Overview
Businesses do not operate in isolation. They are constantly impacted by external factors beyond their direct control. Examiners test your ability to not only identify these factors but to analyse how they affect specific business decisions, costs, revenues, and overall strategy. Understanding these influences is crucial for achieving top marks, as it demonstrates synoptic thinking—linking external events to internal business functions like finance, marketing, and operations.

The PESTLE Framework

The most effective way to categorise external influences is using the PESTLE framework. Examiners reward candidates who can structure their analysis using these distinct categories.
Political Influences
Government decisions shape the business landscape. Key areas include:
- Taxation: Changes in Corporation Tax (tax on business profits) or Income Tax (affecting consumer disposable income).
- Subsidies and Grants: Government financial support for specific industries (e.g., renewable energy) or regions.
- Trade Policies: Tariffs (taxes on imports) or quotas (limits on imports) affect businesses trading internationally.
Economic Influences
Economic factors dictate consumer spending power and business costs. You must understand:
- Interest Rates: Set by the Bank of England. High rates make borrowing expensive and reduce consumer spending (as mortgage payments rise). Low rates encourage borrowing and investment.
- Inflation: The general rise in prices. High inflation increases business costs (raw materials, wages) and reduces consumer purchasing power.
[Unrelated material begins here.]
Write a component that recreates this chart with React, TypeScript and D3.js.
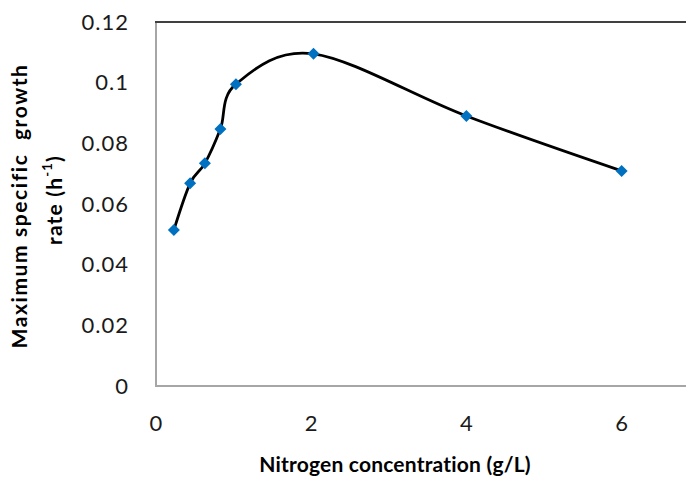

- Exchange Rates: The value of one currency against another (e.g., £ to $). SPICED: Strong Pound Imports Cheap Exports Dear. A strong pound benefits importers but harms exporters.
- Economic Cycle: Whether the economy is in a boom, recession, slump, or recovery dictates overall demand.
Social Influences
Changes in society affect what products are demanded and how businesses operate:
- Demographics: Changes in population structure, such as an ageing population, create new markets (e.g., healthcare, retirement homes).
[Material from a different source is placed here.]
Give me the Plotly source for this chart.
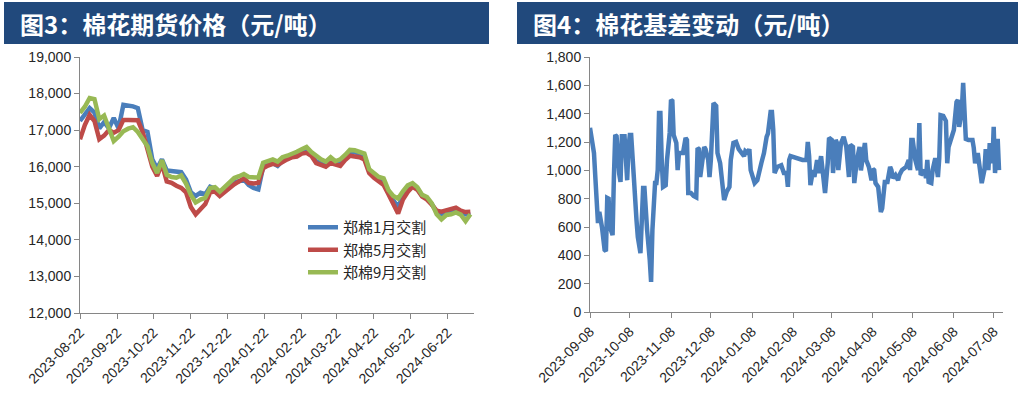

- Consumer Trends: Shifts in lifestyle, such as increased health consciousness or the rise of veganism, force businesses to adapt their product portfolios.
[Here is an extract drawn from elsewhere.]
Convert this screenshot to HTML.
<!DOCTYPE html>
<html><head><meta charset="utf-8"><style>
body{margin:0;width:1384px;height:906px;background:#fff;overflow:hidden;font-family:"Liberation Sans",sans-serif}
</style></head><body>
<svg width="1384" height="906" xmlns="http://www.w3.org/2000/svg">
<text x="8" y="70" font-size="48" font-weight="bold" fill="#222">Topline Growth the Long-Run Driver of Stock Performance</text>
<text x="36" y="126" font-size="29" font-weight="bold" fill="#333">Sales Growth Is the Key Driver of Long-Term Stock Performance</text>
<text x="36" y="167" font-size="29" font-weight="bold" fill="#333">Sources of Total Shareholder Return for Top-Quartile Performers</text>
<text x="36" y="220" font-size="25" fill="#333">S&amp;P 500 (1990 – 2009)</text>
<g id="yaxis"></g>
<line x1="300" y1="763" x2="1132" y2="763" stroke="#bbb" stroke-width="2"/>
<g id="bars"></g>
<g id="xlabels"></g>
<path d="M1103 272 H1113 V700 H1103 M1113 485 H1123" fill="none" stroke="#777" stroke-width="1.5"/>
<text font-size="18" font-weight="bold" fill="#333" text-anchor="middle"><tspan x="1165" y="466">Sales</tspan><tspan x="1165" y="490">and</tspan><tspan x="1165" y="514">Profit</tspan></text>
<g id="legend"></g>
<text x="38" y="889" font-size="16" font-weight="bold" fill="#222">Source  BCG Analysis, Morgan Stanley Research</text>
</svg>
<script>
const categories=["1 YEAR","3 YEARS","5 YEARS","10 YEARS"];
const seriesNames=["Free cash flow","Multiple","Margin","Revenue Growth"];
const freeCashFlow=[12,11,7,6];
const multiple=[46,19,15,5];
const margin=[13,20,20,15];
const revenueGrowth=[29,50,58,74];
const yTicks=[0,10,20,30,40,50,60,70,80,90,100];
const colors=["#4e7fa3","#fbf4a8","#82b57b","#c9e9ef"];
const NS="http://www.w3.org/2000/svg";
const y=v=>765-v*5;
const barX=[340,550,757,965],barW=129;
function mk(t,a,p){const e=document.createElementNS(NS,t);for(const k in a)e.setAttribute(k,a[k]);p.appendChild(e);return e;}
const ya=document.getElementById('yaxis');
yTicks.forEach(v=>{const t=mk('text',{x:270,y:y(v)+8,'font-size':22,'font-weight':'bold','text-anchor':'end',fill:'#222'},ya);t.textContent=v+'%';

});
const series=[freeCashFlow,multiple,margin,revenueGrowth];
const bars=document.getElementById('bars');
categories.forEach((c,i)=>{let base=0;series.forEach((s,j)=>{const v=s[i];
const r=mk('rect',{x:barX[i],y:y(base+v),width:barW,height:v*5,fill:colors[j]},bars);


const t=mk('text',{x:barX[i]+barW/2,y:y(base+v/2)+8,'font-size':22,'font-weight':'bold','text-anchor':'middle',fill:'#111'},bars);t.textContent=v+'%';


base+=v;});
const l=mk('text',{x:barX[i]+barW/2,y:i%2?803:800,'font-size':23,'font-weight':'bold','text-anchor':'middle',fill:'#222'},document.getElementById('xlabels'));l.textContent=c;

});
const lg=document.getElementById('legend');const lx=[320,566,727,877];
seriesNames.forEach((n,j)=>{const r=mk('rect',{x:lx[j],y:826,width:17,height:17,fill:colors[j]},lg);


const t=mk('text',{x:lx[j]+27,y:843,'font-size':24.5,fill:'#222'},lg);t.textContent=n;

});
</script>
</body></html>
- Ethical Consumerism: Consumers increasingly prefer businesses that operate fairly, such as paying a living wage or using fairtrade suppliers.
Technological Influences
Rapid technological change creates both opportunities and threats:
- E-commerce: The shift to online shopping requires businesses to invest in digital infrastructure.
- Automation: Using machinery and robotics in production (like flow production) increases efficiency and lowers unit costs but requires high initial investment.
- Digital Communication: Social media and targeted digital marketing change how businesses interact with consumers.
Legal Influences
Businesses must comply with legislation to avoid fines and reputational damage:
- Employment Law: Includes the National Minimum Wage Act, the Equality Act 2010 (preventing discrimination), and the Health and Safety at Work Act 1974.
- Consumer Law: The Consumer Rights Act 2015 ensures goods are fit for purpose, as described, and of satisfactory quality.
- Competition Law: Prevents anti-competitive practices like price-fixing or monopolies.
Environmental Influences
Growing awareness of environmental issues impacts business operations:
- Sustainability: Pressure to reduce carbon footprints, minimise packaging, and use renewable energy.
- Legislation: Government regulations on emissions and waste disposal.
- Reputation: Environmentally friendly practices can be used as a unique selling point (USP) in marketing.
Linking Influences to Production Methods

External influences often dictate how a business chooses to produce its goods. For example, technological advancements make flow production more viable through automation, while a social trend towards bespoke, personalised items might encourage a shift towards job production.